Justiça forçada a adaptar-se aos tempos do #MeToo
Brett Kavanaugh estava com um pé no Supremo, mas foi travado por uma acusação de má conduta sexual
Brett Kavanaugh estava com um pé no Supremo, mas foi travado por uma acusação de má conduta sexual
Jornalista
Os últimos dias foram de intensas negociações entre a equipa de advogados de Christine Blasey Ford, a mulher que acusa o juiz Brett Kavanaugh de agressão sexual quando andavam ambos no liceu, e a comissão de Justiça do Senado. O momento-chave aconteceu quinta-feira, quando a representante de Ford afirmou: “Ela deseja testemunhar.” A condição é os senadores oferecerem-lhe “termos que sejam justos e que garantam a sua segurança”. Desde que saltou do anonimato, há uma semana, quando decidiu tornar o caso público e dar a cara, Ford tem recebido ameaças de morte, tendo a sua família mudado de casa.

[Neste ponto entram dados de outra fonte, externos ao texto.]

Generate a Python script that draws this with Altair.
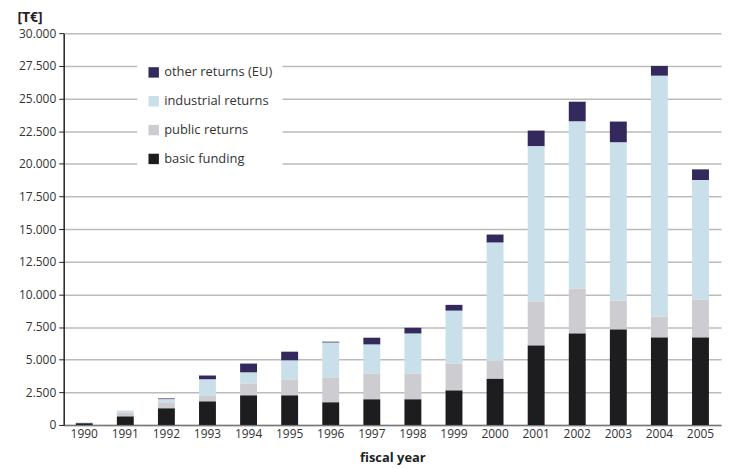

É quase certo que Kavanaugh testemunhará na próxima semana. O homem escolhido por Trump para o Supremo Tribunal quer “limpar” o seu nome. Nega tudo e afirma desconhecer a queixosa. Resta saber se Ford irá mesmo depor. A sua equipa pediu à comissão que chamasse outras testemunhas e que Kavanaugh depusesse primeiro, mas ambos os pedidos foram rejeitados pelos senadores republicanos. Estes preferem uma pessoa externa para o interrogatório, opção que os advogados de Ford recusam, temendo que a audiência assuma um tom persecutório e argumentando que os senadores deveriam estar envolvidos.
As negociações desenrolaram-se um dia depois de um aparente impasse entre Ford e os republicanos, que, apoiados pelo Presidente, exigiam que ela testemunhasse na segunda-feira, ou não de todo. Depois de reabrir a porta à audiência, Ford insiste numa investigação prévia pelo FBI. “Se não estivesse a dizer a verdade, não pediria ao FBI para investigar. Mentir ao FBI é um delito criminal. Talvez os republicanos tenham medo do que uma investigação possa encontrar, possivelmente outros esqueletos no armário do juiz”, comenta ao Expresso o gestor de relações públicas, Russell Schaffer, a partir de Nova Iorque.
“Embora não queira que Kavanaugh seja confirmado, penso que isso acabará por acontecer”, comenta a escritora Farrah Alexander, colaboradora do “Huffington Post”. “Não acredito que um alegado predador sexual tenha a integridade e o carácter necessários para se sentar no mais importante tribunal da nação, que influencia decisivamente as vidas dos americanos”, faz questão de sublinhar ao Expresso a autora, a partir de Louisville, no estado do Kentucky.
Se for confirmado, Kavanaugh junta-se no Supremo a outro homem acusado de má conduta sexual. Há quase 30 anos, Clarence Thomas foi confirmado depois de a advogada Anita Hill ter testemunhado contra ele. O caso ganhou nova vida por estes dias, mas Schaffer aponta diferenças: “Thomas e Hill trabalhavam juntos e, por isso, foi uma situação de ‘ele disse, ela disse.’ No caso Kavanaugh/Ford, é ‘ela disse, ele disse que não se lembra dela’. Por outro lado, Thomas/Hill aconteceu quando eram ambos adultos. Outra distinção importante é que Ford acusa Kavanaugh de tentativa de violação, enquanto Hill acusou Thomas de assédio sexual. São ambos atos vis, mas diferentes”, sintetiza.
Os tempos são outros e o movimento #MeToo estará presente na hora da votação. O sociólogo e comentador político DaShanne Stokes acredita que o movimento gerado contra o abuso sexual “pode ter um impacto significativo na forma como o Senado votará”. Já o advogado Richard Hornsby, não pondo de parte a influência do movimento, é mais pragmático. “A perspetiva de mudar a composição do Supremo durante as próximas décadas será ainda mais irresistível”, avalia ao Expresso este jurista de Orlando.
Mesmo contemplando a hipótese de ter havido gestão política do caso por parte do Partido Democrata, Stokes considera que este só tem a ganhar nas eleições de 6 de novembro. “Trump perdeu o voto popular, os seus índices de aprovação são bastante baixos e há um movimento social de resistência”, pelo que “há muito boas hipóteses de os democratas recuperarem a maioria no Congresso”, prognostica.